L'avenir dira si le climat d'union sacrée autour des dirigeants et de l'état-major américains résistera, aux États-Unis mêmes, à l'action guerrière concrète qui sera choisie. L'opinion publique américaine elle-même, si elle a été légitimement frappée par les attentats et par leur caractère aveugle, ne sera pas pour autant nécessairement disposée à être entraînée dans des aventures guerrières qui ne lui sembleront pas liées au combat contre les groupes terroristes. A infiniment plus forte raison dans les pays pauvres, victimes de l'impérialisme en général et de la politique américaine en particulier.
Dans une tribune publiée récemment par Le Monde, un écrivain de nationalité américaine mais d'origine afghane conclut, à juste raison : "Si jamais l'Occident perpètre un massacre dans ces régions, cela enfantera un milliard d'individus qui n'ont plus rien à perdre."
La diplomatie américaine a beau exhiber le soutien que sa "croisade contre le terrorisme" trouve auprès de la quasi-totalité des régimes en place, fût-ce de façon réticente ou tiède de la part de certains, rien que la gesticulation guerrière a déjà déclenché des réactions populaires, et pas seulement en Afghanistan, au Pakistan ou dans le monde arabe. Des représailles aveugles multiplieront et amplifieront inévitablement ces réactions.

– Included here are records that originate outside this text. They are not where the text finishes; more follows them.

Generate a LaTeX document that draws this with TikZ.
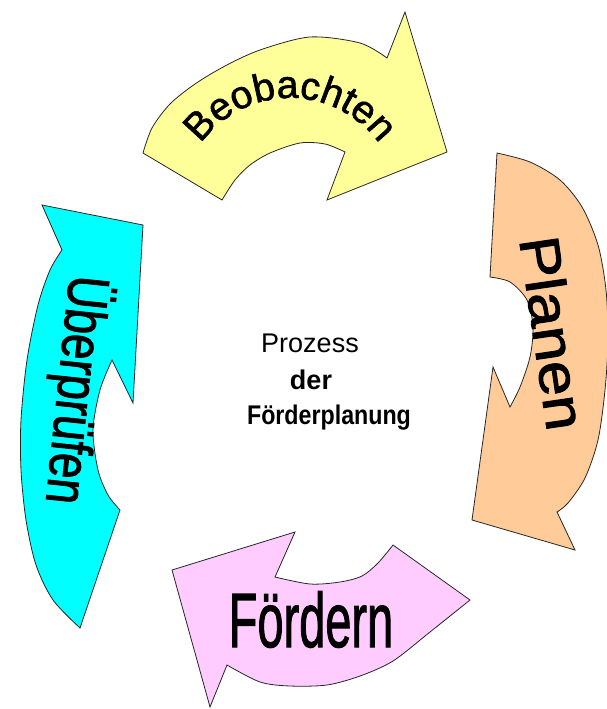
\documentclass[tikz,border=0pt]{standalone}
\usepackage{fontspec}
\setmainfont{Liberation Sans}
\newfontfamily\heavy[FakeBold=1.6]{Liberation Sans}
\usetikzlibrary{decorations.text}
\definecolor{cYellow}{HTML}{FFFF99}
\definecolor{cOrange}{HTML}{FFCC99}
\definecolor{cPink}{HTML}{FFCCFF}
\definecolor{cCyan}{HTML}{00FFFF}
\begin{document}
\begin{tikzpicture}[x=1pt,y=-1pt,
  arrowshape/.style={draw=black!85, line width=0.8pt, line join=miter},
  lbl/.style={inner sep=0pt, text=black}]
\useasboundingbox (0,0) rectangle (606,709);
% Beobachten (yellow)
\draw[arrowshape, fill=cYellow] plot[smooth] coordinates {(143,153) (152,128) (170,104) (195,84) (225,66) (260,50) (310,37) (360,43) (387,58)}
  -- (405,12) -- (447,152) -- (327,200) -- (345,152)
  -- plot[smooth] coordinates {(345,152) (325,144) (300,143) (270,153) (250,165) (235,180) (222,200)} -- cycle;
% Planen (orange)
\draw[arrowshape, fill=cOrange] plot[smooth] coordinates {(497,153) (530,162) (560,180) (582,207) (598,245) (606,290) (608,340) (605,390) (598,440) (585,478) (568,503) (557,512)}
  -- (575,550) -- (472,520) -- (493,367) -- (510,407)
  -- plot[smooth] coordinates {(510,407) (520,387) (530,357) (533,327) (527,300) (510,282) (490,277)} -- cycle;
% Foerdern (pink)
\draw[arrowshape, fill=cPink] (393,545) -- (470,600)
  -- plot[smooth] coordinates {(470,600) (430,632) (393,661) (360,676) (327,685) (290,686) (260,682) (227,665)}
  -- (210,707) -- (172,570) -- (295,532) -- (275,577)
  -- plot[smooth] coordinates {(275,577) (310,584) (340,582) (362,576) (378,563) (393,545)} -- cycle;
% Ueberpruefen (cyan)
\draw[arrowshape, fill=cCyan] plot[smooth] coordinates {(80,628) (53,600) (36,565) (26,520) (21,470) (21,420) (27,360) (38,305) (50,270) (62,250)}
  -- (42,205) -- (143,225) -- (133,403) -- (112,360)
  -- plot[smooth] coordinates {(112,360) (100,390) (93,430) (98,470) (108,495) (120,510)} -- cycle;
% labels
\path[decorate, decoration={text along path, text={|\heavy\fontsize{39}{39}\selectfont|Beobachten}, text align=center}]
  (290,208) ++(-155:110) arc[start angle=-155, end angle=-25, radius=110];
\node[lbl, rotate=-81.7, xscale=1.12, font=\heavy\fontsize{56}{56}\selectfont] (planen) at (553,333) {Planen};
\node[lbl, xscale=0.61, anchor=base, font=\heavy\fontsize{77}{77}\selectfont] (foerdern) at (311,647) {Fördern};
\node[lbl, rotate=-96, xscale=0.79, font=\heavy\fontsize{58}{58}\selectfont] (ueber) at (76,390) {Überprüfen};
\node[lbl, anchor=base, font=\fontsize{27}{27}\selectfont] (p1) at (310,352) {Prozess};
\node[lbl, anchor=base, font=\bfseries\fontsize{27}{27}\selectfont] (p2) at (311,389) {der};
\node[lbl, anchor=base, xscale=0.86, font=\bfseries\fontsize{27}{27}\selectfont] (p3) at (329,424) {Förderplanung};
\end{tikzpicture}
\end{document}
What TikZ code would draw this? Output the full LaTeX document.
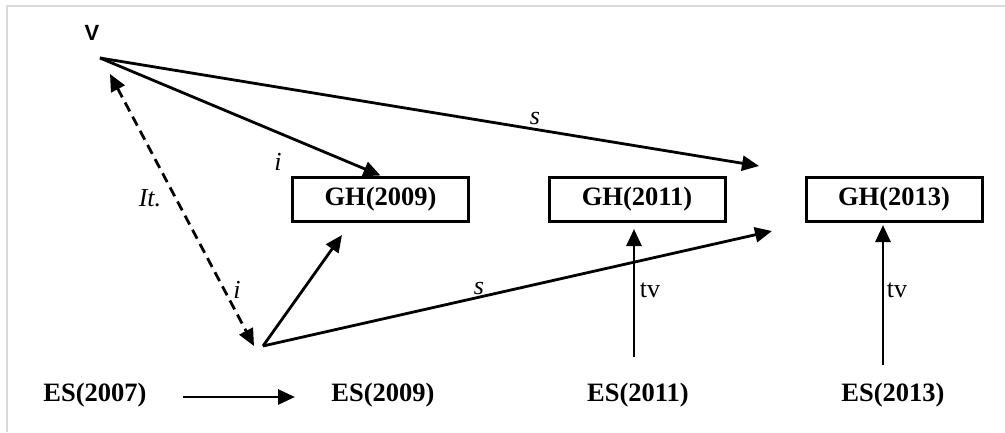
\documentclass[tikz,border=0pt]{standalone}
\usepackage{fontspec}
\setmainfont{Liberation Serif}
\setsansfont{Liberation Sans}
\usetikzlibrary{arrows.meta}
\begin{document}
\begin{tikzpicture}[x=1pt,y=-1pt,
  conn/.style={line width=2.8pt,-{Triangle[length=17pt,width=15pt]}},
  dashconn/.style={line width=2.8pt,dash pattern=on 10pt off 6pt,{Triangle[length=17pt,width=15pt]}-{Triangle[length=17pt,width=15pt]}},
  ghbox/.style={draw,line width=3pt,minimum width=176pt,minimum height=44pt,inner sep=0pt,font=\fontsize{26.5}{30}\selectfont\bfseries},
  estext/.style={inner sep=0pt,font=\fontsize{26.5}{30}\selectfont\bfseries},
  lab/.style={inner sep=0pt,font=\fontsize{26}{30}\selectfont\itshape},
  labu/.style={inner sep=0pt,font=\fontsize{26}{30}\selectfont},
  frameline/.style={draw=black!15,line width=2pt}]
\useasboundingbox (0,0) rectangle (1005,432);
\coordinate (fa) at (7,432);
\coordinate (fb) at (7,6);
\coordinate (fc) at (1005,6);
\draw[frameline] (fa) -- (fb) -- (fc);

\node[inner sep=0pt,font=\sffamily\bfseries\fontsize{22}{26}\selectfont] (V) at (92,33) {V};
\coordinate (O) at (100,58);
\coordinate (X) at (263,346);
\coordinate (D1) at (110,74);
\coordinate (D2) at (254,346);

\node[ghbox] (gh9) at (380.5,199) {GH(2009)};
\node[ghbox] (gh11) at (637,199) {GH(2011)};
\node[ghbox] (gh13) at (894,199) {GH(2013)};

\node[estext] (es7) at (95,395) {ES(2007)};
\node[estext] (es9) at (383,395) {ES(2009)};
\node[estext] (es11) at (638,395) {ES(2011)};
\node[estext] (es13) at (893,395) {ES(2013)};

\coordinate (e1) at (759,166);
\coordinate (e2) at (342,235);
\coordinate (e3) at (772,231);
\coordinate (s11) at (634,357);
\coordinate (t11) at (634,229);
\coordinate (s13) at (883,365);
\coordinate (t13) at (883,225);
\coordinate (a7) at (183,397);
\coordinate (b9) at (295,397);

\draw[conn] (O) -- (gh9.north);
\draw[conn] (O) -- (e1);
\draw[dashconn] (D1) -- (D2);
\draw[conn] (X) -- (e2);
\draw[conn] (X) -- (e3);
\draw[conn] (s11) -- (t11);
\draw[conn] (s13) -- (t13);
\draw[conn] (a7) -- (b9);

\node[lab] (li1) at (278,162) {i};
\node[lab] (ls1) at (535,118) {s};
\node[lab] (lit) at (150,198) {It.};
\node[lab] (li2) at (237,290) {i};
\node[lab] (ls2) at (479,288) {s};
\node[labu] (tv1) at (650,290) {tv};
\node[labu] (tv2) at (897,290) {tv};
\end{tikzpicture}
\end{document}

Les actions guerrières préparées par les États-Unis ne mettront pas fin au terrorisme. Elles risquent, au contraire, de susciter de nouvelles vocations. Seule une renaissance du mouvement ouvrier révolutionnaire, seul le renouveau de l'action collective des masses ouvrières pour mettre fin à la domination de la bourgeoisie sur l'économie et de l'impérialisme sur le monde, pourront ouvrir des perspectives devant les classes opprimées et, par là même, mettre fin à la tentation du terrorisme.